>> START AVAILABLE DATA

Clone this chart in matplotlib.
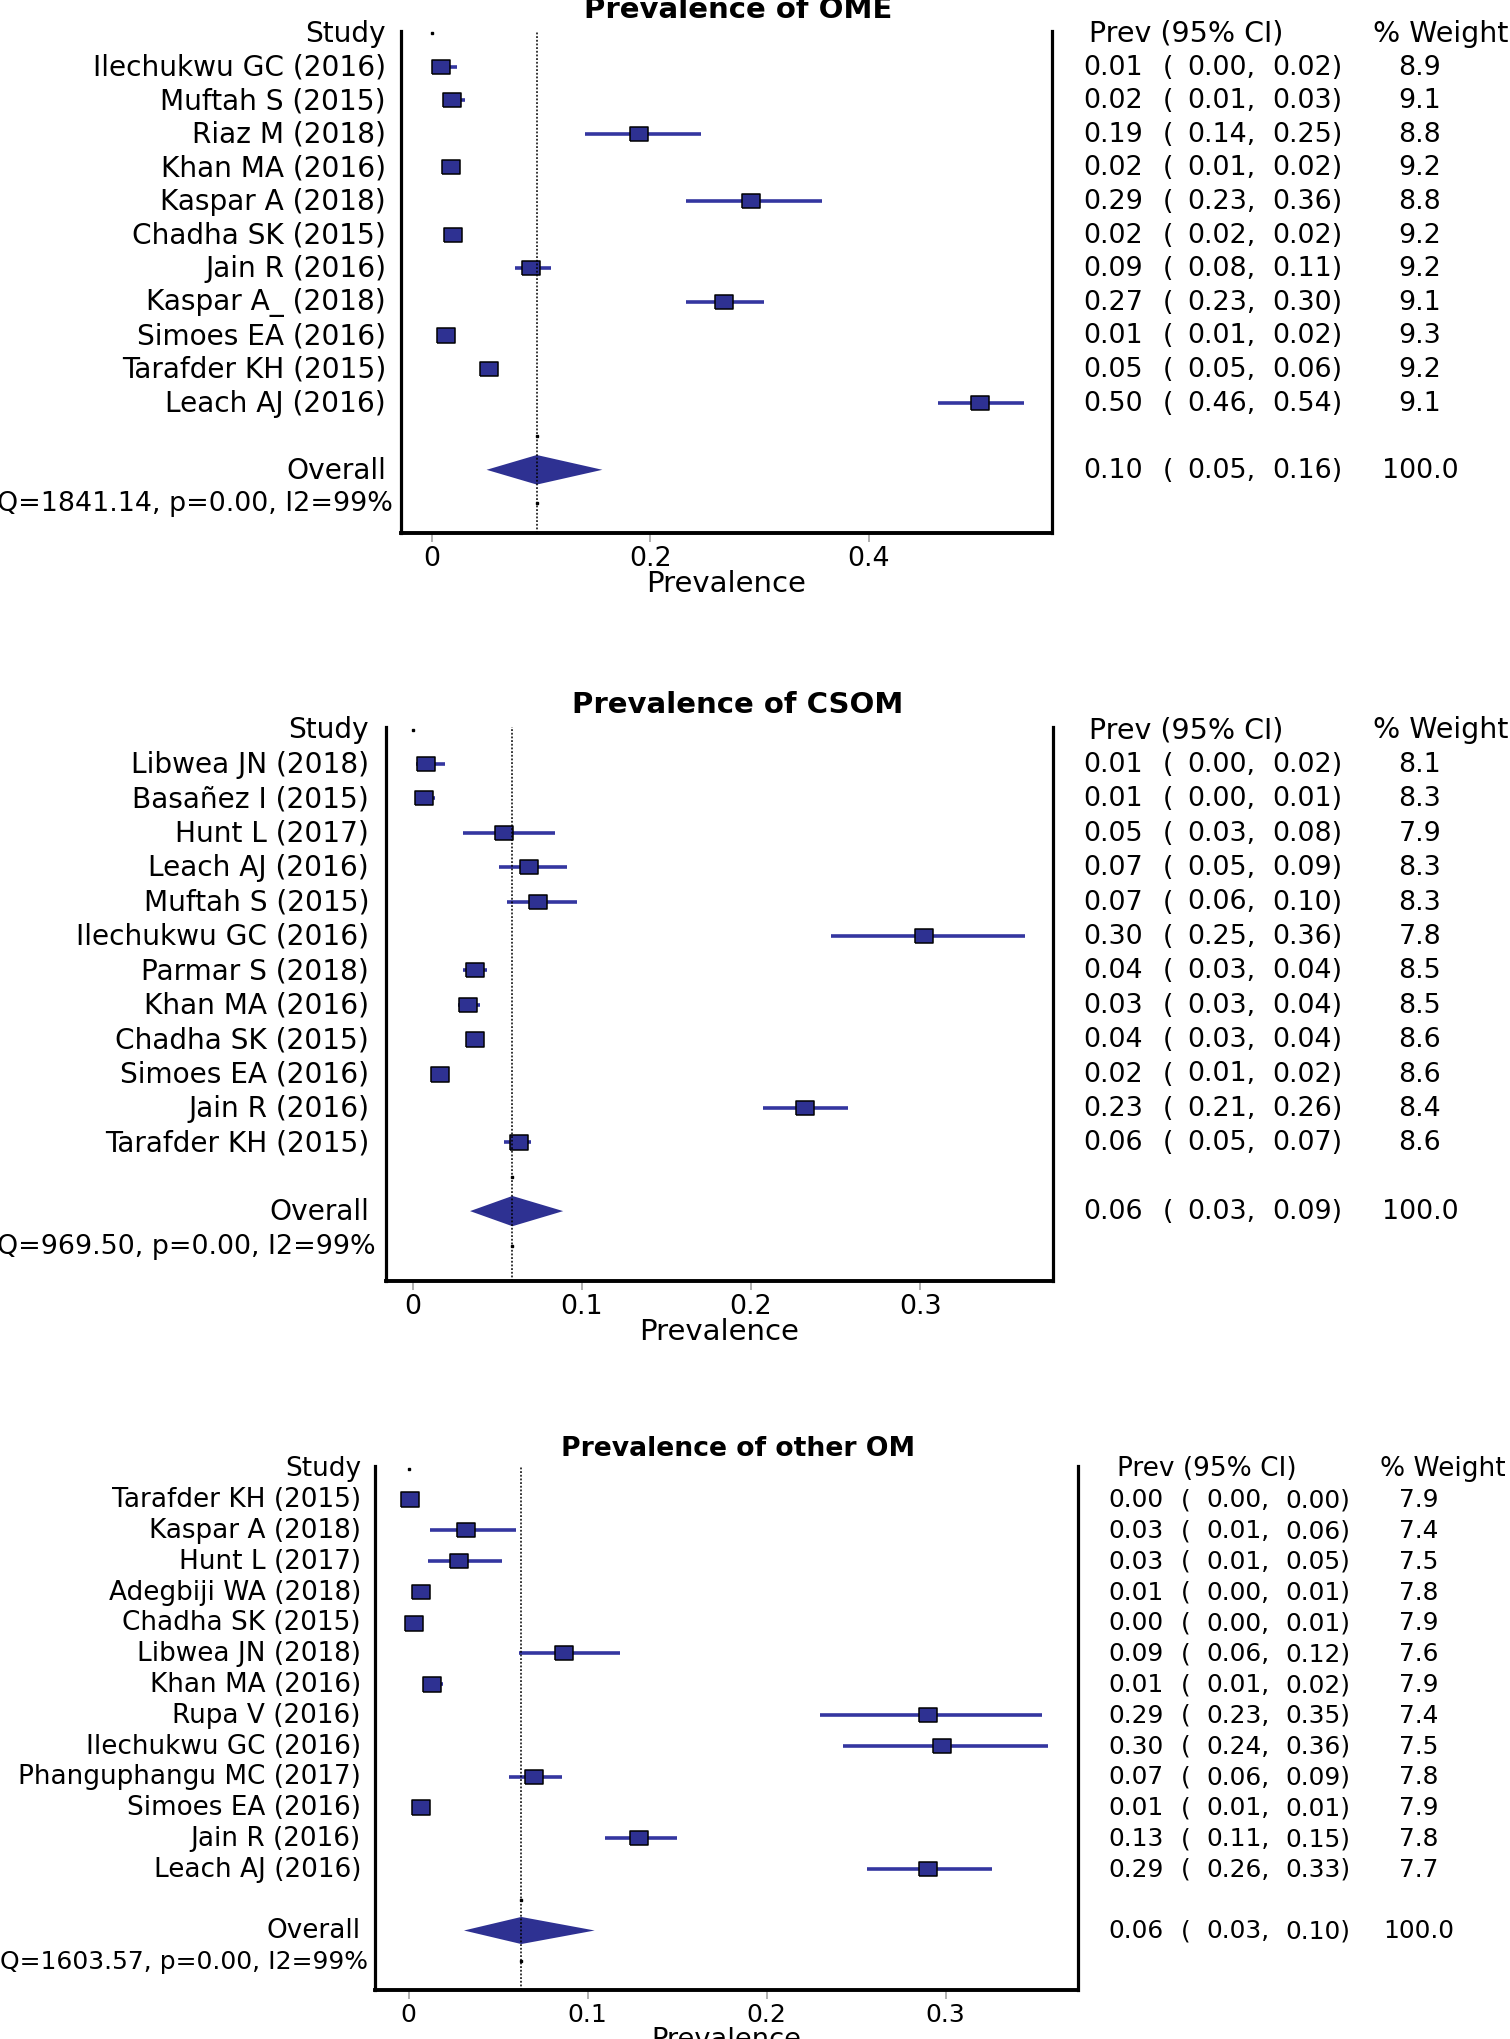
import numpy as np
import matplotlib
matplotlib.use("Agg")
import matplotlib.pyplot as plt
from matplotlib import transforms
from matplotlib.ticker import FuncFormatter

plt.rcParams['font.family'] = ['DejaVu Sans']

# ---------------- data ----------------
ome_studies = ["Ilechukwu GC (2016)", "Muftah S (2015)", "Riaz M (2018)", "Khan MA (2016)",
               "Kaspar A (2018)", "Chadha SK (2015)", "Jain R (2016)", "Kaspar A_ (2018)",
               "Simoes EA (2016)", "Tarafder KH (2015)", "Leach AJ (2016)"]
ome_prev = [0.008, 0.018, 0.190, 0.017, 0.292, 0.019, 0.091, 0.267, 0.013, 0.052, 0.502]
ome_lo = [0.002, 0.010, 0.140, 0.013, 0.233, 0.016, 0.076, 0.233, 0.011, 0.047, 0.463]
ome_hi = [0.023, 0.030, 0.246, 0.021, 0.357, 0.021, 0.109, 0.304, 0.016, 0.059, 0.542]
ome_weight = [8.9, 9.1, 8.8, 9.2, 8.8, 9.2, 9.2, 9.1, 9.3, 9.2, 9.1]
ome_overall = [0.096, 0.050, 0.156]
ome_het = [1841.14, 0.00, 99]

csom_studies = ["Libwea JN (2018)", "Basañez I (2015)", "Hunt L (2017)", "Leach AJ (2016)",
                "Muftah S (2015)", "Ilechukwu GC (2016)", "Parmar S (2018)", "Khan MA (2016)",
                "Chadha SK (2015)", "Simoes EA (2016)", "Jain R (2016)", "Tarafder KH (2015)"]
csom_prev = [0.008, 0.0065, 0.054, 0.069, 0.074, 0.302, 0.037, 0.033, 0.037, 0.016, 0.232, 0.063]
csom_lo = [0.002, 0.002, 0.030, 0.051, 0.056, 0.247, 0.030, 0.027, 0.033, 0.013, 0.207, 0.054]
csom_hi = [0.019, 0.013, 0.084, 0.091, 0.097, 0.362, 0.044, 0.040, 0.042, 0.019, 0.257, 0.070]
csom_weight = [8.1, 8.3, 7.9, 8.3, 8.3, 7.8, 8.5, 8.5, 8.6, 8.6, 8.4, 8.6]
csom_overall = [0.059, 0.034, 0.089]
csom_het = [969.50, 0.00, 99]

oth_studies = ["Tarafder KH (2015)", "Kaspar A (2018)", "Hunt L (2017)", "Adegbiji WA (2018)",
               "Chadha SK (2015)", "Libwea JN (2018)", "Khan MA (2016)", "Rupa V (2016)",
               "Ilechukwu GC (2016)", "Phanguphangu MC (2017)", "Simoes EA (2016)",
               "Jain R (2016)", "Leach AJ (2016)"]
oth_prev = [0.001, 0.032, 0.028, 0.007, 0.003, 0.087, 0.013, 0.290, 0.298, 0.070, 0.007, 0.129, 0.290]
oth_lo = [0.000, 0.012, 0.011, 0.002, 0.001, 0.062, 0.008, 0.230, 0.243, 0.056, 0.006, 0.110, 0.256]
oth_hi = [0.003, 0.060, 0.052, 0.011, 0.006, 0.118, 0.019, 0.354, 0.357, 0.086, 0.009, 0.150, 0.326]
oth_weight = [7.9, 7.4, 7.5, 7.8, 7.9, 7.6, 7.9, 7.4, 7.5, 7.8, 7.9, 7.8, 7.7]
oth_overall = [0.063, 0.031, 0.104]
oth_het = [1603.57, 0.00, 99]

titles = ["Prevalence of OME", "Prevalence of CSOM", "Prevalence of other OM"]
xticks_list = [[0, 0.2, 0.4], [0, 0.1, 0.2, 0.3], [0, 0.1, 0.2, 0.3]]

# ---------------- layout (pixels) ----------------
W, H = 1510, 2040
fig = plt.figure(figsize=(W / 100, H / 100), dpi=100)
fig.patch.set_facecolor('white')

FILL = '#2E3192'
CI_COL = '#3436A0'

panels = [
    dict(title=titles[0], studies=ome_studies, prev=ome_prev, lo=ome_lo, hi=ome_hi,
         w=ome_weight, overall=ome_overall, het=ome_het, ticks=xticks_list[0],
         box=(401, 1052, 32, 534), x0=432, xs=1092, y0=34, sp=33.6,
         lab_x=386, q_x=393, c_prev=1083, c_par=1163, c_lo=1187, c_hi=1272, c_w=1420,
         h_prev=1186, h_w=1441, title_y=18, fs=20.2, fs_q=19.4, fs_tick=19.4, fs_xl=21,
         fs_num=19.4, fs_hdr=20.5, fs_t=21, lpad=-1.2),
    dict(title=titles[1], studies=csom_studies, prev=csom_prev, lo=csom_lo, hi=csom_hi,
         w=csom_weight, overall=csom_overall, het=csom_het, ticks=xticks_list[1],
         box=(385.5, 1053, 728, 1282), x0=412.5, xs=1693, y0=730.5, sp=34.4,
         lab_x=369, q_x=376, c_prev=1083, c_par=1163, c_lo=1187, c_hi=1272, c_w=1420,
         h_prev=1186, h_w=1441, title_y=713, fs=20.2, fs_q=19.4, fs_tick=19.4, fs_xl=21,
         fs_num=19.4, fs_hdr=20.5, fs_t=21, lpad=-1.6),
    dict(title=titles[2], studies=oth_studies, prev=oth_prev, lo=oth_lo, hi=oth_hi,
         w=oth_weight, overall=oth_overall, het=oth_het, ticks=xticks_list[2],
         box=(375, 1078, 1467, 1991), x0=408.5, xs=1790, y0=1469.5, sp=30.8,
         lab_x=361, q_x=368, c_prev=1108, c_par=1181, c_lo=1206, c_hi=1285, c_w=1419,
         h_prev=1207, h_w=1443, title_y=1456, fs=18.9, fs_q=18.0, fs_tick=18.0, fs_xl=19.6,
         fs_num=17.9, fs_hdr=19.0, fs_t=19.2, lpad=0.0),
]

rect = [(-1, -0.8), (1, -0.8), (1, 0.8), (-1, 0.8), (-1, -0.8)]


def draw(p):
    L, R, T, B = p['box']
    ax = fig.add_axes([L / W, 1 - B / H, (R - L) / W, (B - T) / H])
    ax.set_xlim((L - p['x0']) / p['xs'], (R - p['x0']) / p['xs'])
    ax.set_ylim((B - p['y0']) / p['sp'], (T - p['y0']) / p['sp'])
    n = len(p['studies'])
    rows = np.arange(1, n + 1)
    r_blank, r_over, r_q = n + 1, n + 2, n + 3

    ax.hlines(rows, p['lo'], p['hi'], color=CI_COL, lw=2.6, zorder=2)
    wmax = max(p['w'])
    for r, e, wt in zip(rows, p['prev'], p['w']):
        ax.plot([e], [r], ls='none', marker=rect, ms=13.5 * np.sqrt(wt / wmax),
                mfc=FILL, mec='black', mew=1.1, zorder=3)
    est, olo, ohi = p['overall']
    h = 0.44
    ax.fill([olo, est, ohi, est], [r_over, r_over - h, r_over, r_over + h],
            color=FILL, lw=0, zorder=3)
    ax.axvline(est, color='black', ls=(0, (1.2, 1.2)), lw=1.1, zorder=5)
    ax.plot([0], [0], ls='none', marker='s', ms=1.8, color='black', zorder=4)
    ax.plot([est, est], [r_blank, r_q], ls='none', marker='s', ms=2.0, color='black', zorder=6)

    ax.spines['top'].set_visible(False)
    for s in ['left', 'right']:
        ax.spines[s].set_linewidth(2.3)
    ax.spines['bottom'].set_linewidth(2.8)
    ax.set_yticks([])
    ax.set_xticks(p['ticks'])
    ax.xaxis.set_major_formatter(FuncFormatter(lambda v, pos: '0' if abs(v) < 1e-9 else f'{v:g}'))
    ax.tick_params(axis='x', length=6.5, width=1.4, color='#b0b0b0', pad=2,
                   labelsize=p['fs_tick'])
    ax.set_xlabel('Prevalence', fontsize=p['fs_xl'], labelpad=p['lpad'])

    tr = transforms.blended_transform_factory(fig.transFigure, ax.transData)

    def t(xpx, r, s, ha='left', fs=None, **kw):
        ax.text(xpx / W, r, s, transform=tr, ha=ha, va='center', clip_on=False,
                fontsize=fs if fs else p['fs'], **kw)

    # left column
    t(p['lab_x'], 0, 'Study', ha='right')
    for r, s in zip(rows, p['studies']):
        t(p['lab_x'], r, s, ha='right')
    t(p['lab_x'], r_over, 'Overall', ha='right')
    Q, pv, I2 = p['het']
    t(p['q_x'], r_q, f"Q={Q:.2f}, p={pv:.2f}, I2={I2:d}%", ha='right', fs=p['fs_q'])

    # right columns
    t(p['h_prev'], 0, 'Prev (95% CI)', ha='center', fs=p['fs_hdr'])
    t(p['h_w'], 0, '% Weight', ha='center', fs=p['fs_hdr'])
    vals = list(zip(p['prev'], p['lo'], p['hi'], p['w']))
    for r, (e, lo, hi, wt) in zip(rows, vals):
        t(p['c_prev'], r, f"{e:.2f}", fs=p['fs_num'])
        t(p['c_par'], r, "(", fs=p['fs_num'])
        t(p['c_lo'], r, f"{lo:.2f},", fs=p['fs_num'])
        t(p['c_hi'], r, f"{hi:.2f})", fs=p['fs_num'])
        t(p['c_w'], r, f"{wt:.1f}", ha='center', fs=p['fs_num'])
    t(p['c_prev'], r_over, f"{est:.2f}", fs=p['fs_num'])
    t(p['c_par'], r_over, "(", fs=p['fs_num'])
    t(p['c_lo'], r_over, f"{olo:.2f},", fs=p['fs_num'])
    t(p['c_hi'], r_over, f"{ohi:.2f})", fs=p['fs_num'])
    t(p['c_w'], r_over, f"{sum(p['w']) / sum(p['w']) * 100:.1f}", ha='center', fs=p['fs_num'])

    fig.text(738 / W, 1 - p['title_y'] / H, p['title'], ha='center', va='baseline',
             fontsize=p['fs_t'], fontweight='bold')


for p in panels:
    draw(p)

fig.savefig('out.png', dpi=100, facecolor='white')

>> END AVAILABLE DATA

JOB. Take the lines from the start of the material to the line with "plt.rcParams['font.family'] = ['DejaVu Sans']", both included, and transcribe them exactly without the pictures.

ANSWER FOR THIS EXERCISE.
Clone this chart in matplotlib.
import numpy as np
import matplotlib
matplotlib.use("Agg")
import matplotlib.pyplot as plt
from matplotlib import transforms
from matplotlib.ticker import FuncFormatter

plt.rcParams['font.family'] = ['DejaVu Sans']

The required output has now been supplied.